The Ministry of Health and Child Welfare, he said, “should lead a programme to make available condoms that are written in Braille to enable those of us who can read to read”.

He added: “The mere fact that there are no condoms that are written in Braille makes the whole sex business very risky to people with visual impairments. At times we use expired condoms because the dates would have been written in letters we cannot read.”

The Braille system is a method that is widely used by blind people to read and write. Braille was devised in 1821 by Louis Braille, a blind Frenchman.

Most delegates attending the workshop held last week expressed concern at unchanging perceptions of disabled people as “objects of pity”.

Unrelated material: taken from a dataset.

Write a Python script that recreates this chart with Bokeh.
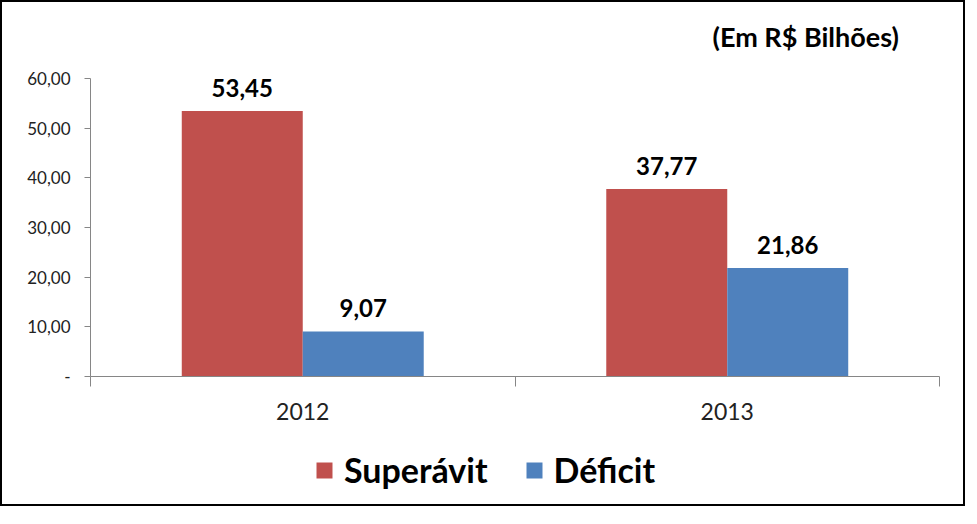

“In some parts of the country, people with disabilities are kept in granaries by relatives while some are abused through the myth that if one is intimate with a person with disability, they will be healed of HIV/AIDS,” Shava said.

NASCOH’s advocacy and research officer, Tsarai Mungoni, said the stereotypes that portray people living with disabilities as “pitiable, pathetic, an object of curiosity, laughable, non sexual and violent” had to be tackled.

He added: “We want empowerment and not rehabilitation. We want inclusion and representation in issues of national importance. The attitude that used to be prevalent long back of viewing people with disability as a curse and therefore deserving to be killed should end.”